6.2 Similarly, in the case of Moli Ram and Ors. v. State of Madhya Pradesh (supra), the Supreme Court in following paragraphs after stating few facts of the case has held as under:
Facts:
The petitioner, a poor mason from M.P., pending his appeal in the Supreme Court, obtained an order for bail in his favour "to the satisfaction of the Chief Judicial Magistrate". The direction of the Supreme Court did not spell out the details of bail, and so the Magistrate ordered that a surety in a sum of Rs. 10,000/ - be produced. The petitioner could not afford to procure that huge sum or manage a surety of sufficient prosperity. Further, the Magistrate demanded sureties from his own district.
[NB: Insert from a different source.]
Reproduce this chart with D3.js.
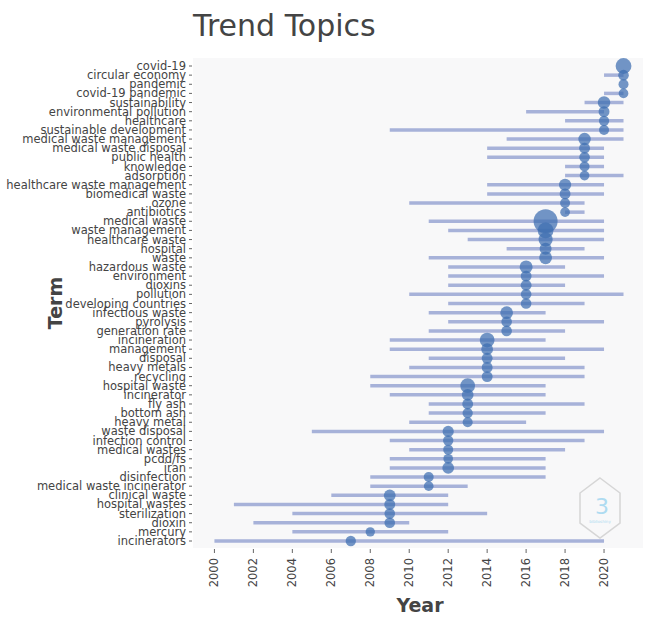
<!DOCTYPE html>
<html lang="en">
<head>
  <meta charset="UTF-8">
  <script src="https://d3js.org/d3.v7.min.js"></script>
  <style>
    body { margin: 0; background: #fff; }
    svg { display: block; }
    text { font-family: "DejaVu Sans", sans-serif; }
  </style>
</head>
<body>
  <div id="chart"></div>
  <script>
    // terms top to bottom
    const terms = ["covid-19", "circular economy", "pandemic", "covid-19 pandemic", "sustainability",
      "environmental pollution", "healthcare", "sustainable development", "medical waste management",
      "medical waste disposal", "public health", "knowledge", "adsorption", "healthcare waste management",
      "biomedical waste", "ozone", "antibiotics", "medical waste", "waste management", "healthcare waste",
      "hospital", "waste", "hazardous waste", "environment", "dioxins", "pollution", "developing countries",
      "infectious waste", "pyrolysis", "generation rate", "incineration", "management", "disposal",
      "heavy metals", "recycling", "hospital waste", "incinerator", "fly ash", "bottom ash", "heavy metal",
      "waste disposal", "infection control", "medical wastes", "pcdd/fs", "iran", "disinfection",
      "medical waste incinerator", "clinical waste", "hospital wastes", "sterilization", "dioxin",
      "mercury", "incinerators"];
    // first quartile year
    const yearQ1 = [2021, 2020, 2021, 2020, 2019, 2016, 2018, 2009, 2015, 2014, 2014, 2018, 2018, 2014,
      2014, 2010, 2018, 2011, 2012, 2013, 2015, 2011, 2012, 2012, 2012, 2010, 2012, 2011, 2012, 2011,
      2009, 2009, 2011, 2010, 2008, 2008, 2009, 2011, 2011, 2010, 2005, 2009, 2010, 2009, 2009, 2008,
      2008, 2006, 2001, 2004, 2002, 2004, 2000];
    // median year
    const yearMed = [2021, 2021, 2021, 2021, 2020, 2020, 2020, 2020, 2019, 2019, 2019, 2019, 2019, 2018,
      2018, 2018, 2018, 2017, 2017, 2017, 2017, 2017, 2016, 2016, 2016, 2016, 2016, 2015, 2015, 2015,
      2014, 2014, 2014, 2014, 2014, 2013, 2013, 2013, 2013, 2013, 2012, 2012, 2012, 2012, 2012, 2011,
      2011, 2009, 2009, 2009, 2009, 2008, 2007];
    // third quartile year
    const yearQ3 = [2021, 2021, 2021, 2021, 2021, 2020, 2021, 2021, 2021, 2020, 2020, 2020, 2021, 2020,
      2020, 2019, 2019, 2020, 2020, 2020, 2019, 2020, 2018, 2020, 2018, 2021, 2019, 2017, 2020, 2018,
      2017, 2020, 2018, 2019, 2019, 2017, 2017, 2019, 2017, 2016, 2020, 2019, 2018, 2017, 2017, 2017,
      2013, 2012, 2012, 2014, 2010, 2012, 2020];
    // term frequency
    const freq = [40, 18, 16, 15, 25, 19, 17, 16, 25, 19, 18, 16, 15, 24, 19, 16, 15, 92, 40, 32, 23, 26,
      27, 19, 19, 18, 18, 26, 18, 18, 35, 22, 19, 19, 19, 35, 22, 19, 17, 16, 20, 17, 16, 15, 22, 16, 15,
      22, 19, 18, 18, 14, 17];
    const yearTicks = d3.range(2000, 2021, 2);

    const rows = terms.map((t, i) => ({ term: t, q1: yearQ1[i], med: yearMed[i], q3: yearQ3[i], freq: freq[i] }));

    const W = 656, H = 618;
    const svg = d3.select('#chart').append('svg').attr('width', W).attr('height', H);

    const x = d3.scaleLinear().domain([1998.9, 2022]).range([193, 643]);
    const y = d3.scalePoint().domain(terms).range([66, 541]);
    const r = d3.scaleSqrt().domain([0, 100]).range([0, 12.5]);

    // plot background
    svg.append('rect')
      .attr('x', 193).attr('y', 58)
      .attr('width', 450).attr('height', 490)
      .attr('fill', '#f8f8f9');

    // title
    svg.append('text')
      .attr('x', 193).attr('y', 36)
      .attr('font-size', 30)
      .attr('fill', '#444')
      .text('Trend Topics');

    // Q1 - Q3 segments
    svg.selectAll('line.seg')
      .data(rows)
      .enter().append('line')
      .attr('class', 'seg')
      .attr('x1', d => x(d.q1)).attr('x2', d => x(d.q3))
      .attr('y1', d => y(d.term)).attr('y2', d => y(d.term))
      .attr('stroke', '#a7b2d9')
      .attr('stroke-width', 3.5);

    // median bubbles
    svg.selectAll('circle.med')
      .data(rows)
      .enter().append('circle')
      .attr('class', 'med')
      .attr('cx', d => x(d.med))
      .attr('cy', d => y(d.term))
      .attr('r', d => r(d.freq))
      .attr('fill', '#3d6eb0')
      .attr('fill-opacity', 0.72);

    // y axis labels
    const yAxis = svg.append('g');
    yAxis.selectAll('text')
      .data(terms)
      .enter().append('text')
      .attr('x', 186)
      .attr('y', d => y(d))
      .attr('dy', '0.35em')
      .attr('text-anchor', 'end')
      .attr('font-size', 11.5)
      .attr('fill', '#444')
      .text(d => d);
    yAxis.selectAll('line')
      .data(terms)
      .enter().append('line')
      .attr('x1', 189).attr('x2', 192)
      .attr('y1', d => y(d)).attr('y2', d => y(d))
      .attr('stroke', '#666');

    // x axis
    const xAxis = svg.append('g');
    xAxis.selectAll('line')
      .data(yearTicks)
      .enter().append('line')
      .attr('x1', d => x(d)).attr('x2', d => x(d))
      .attr('y1', 549).attr('y2', 553)
      .attr('stroke', '#666');
    xAxis.selectAll('text')
      .data(yearTicks)
      .enter().append('text')
      .attr('transform', d => `translate(${x(d)},558) rotate(-90)`)
      .attr('dy', '0.35em')
      .attr('text-anchor', 'end')
      .attr('font-size', 11.5)
      .attr('fill', '#444')
      .text(d => d);

    // axis titles
    svg.append('text')
      .attr('x', 420).attr('y', 612)
      .attr('text-anchor', 'middle')
      .attr('font-size', 19)
      .attr('font-weight', 'bold')
      .attr('fill', '#444')
      .text('Year');
    svg.append('text')
      .attr('transform', 'translate(62,303) rotate(-90)')
      .attr('text-anchor', 'middle')
      .attr('font-size', 19)
      .attr('font-weight', 'bold')
      .attr('fill', '#444')
      .text('Term');

    // watermark logo
    const logo = svg.append('g').attr('transform', 'translate(600,508)').attr('opacity', 0.7);
    logo.append('path')
      .attr('d', 'M0,-30 L20,-15 L20,15 L0,30 L-20,15 L-20,-15 Z')
      .attr('fill', 'none')
      .attr('stroke', '#c8c8c8')
      .attr('stroke-width', 1.5);
    logo.append('text')
      .attr('x', 2).attr('y', 6)
      .attr('text-anchor', 'middle')
      .attr('font-size', 22)
      .attr('fill', '#8fd0ef')
      .text('3');
    logo.append('text')
      .attr('x', 0).attr('y', 15)
      .attr('text-anchor', 'middle')
      .attr('font-size', 4)
      .attr('fill', '#8fd0ef')
      .text('biblioshiny');
  </script>
</body>
</html>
He refused to accept the suretyship of the petitioner's brother because he and his assets were in another district. The petitioner moved the Supreme Court again to modify the original order "to the extent that the petitioner be released on furnishing surety to the tune of Rs. 2,000/- or on executing a personal bond or pass any other order or direction" deemed fit and proper.
Held: Bearing in mind the need for liberal interpretation in areas of social justice, individual freedom and indigent's rights, bail covers both release on one's own bond, with or without sureties. When sureties should be demanded and what sum should be insisted on are dependent on variables.
Even so, poor men, young persons, infirm individuals and women are weak categories, and Courts should be liberal in releasing them on their own recognizance put whatever reasonable conditions they may. It shocks one's conscience to ask a mason like the petitioner to furnish sureties for Rs. 10,000/-. The Magistrate must be given the benefit of doubt for not fully appreciating that our Constitution, enacted by 'We, the People of India', is meant for the butcher, the baker, the candlestick maker, the bonded labour and pavement dweller.
7. In the result, the order dated 12th June, 1990 releasing the petitioner-accused on bail in sum of Rs. 5,000/- by furnishing the personal bond is confirmed. Accordingly, the petitioner-accused shall be so released on bail forthwith on executing his personal bond in sum of Rs. 5,000/-. However, the rest of the order insisting upon the solvent surety of the like amount is hereby quashed and set aside. The petitioner-accused shall himself report at "A" Division Police Station, Bhavnagar fortnightly on every Monday between 10-00 a.m. and 12-00 noon and shall not involve himself in similar Narcotic activities. Compliance of this order of releasing the accused on bail be immediately intimated to this Court.
Office is directed to (i) communicate the order passed by this Court immediately on telephone to the learned Sessions Judge, Bhavnagar and (ii) send a copy of this order alongwith R & P of the case immediately.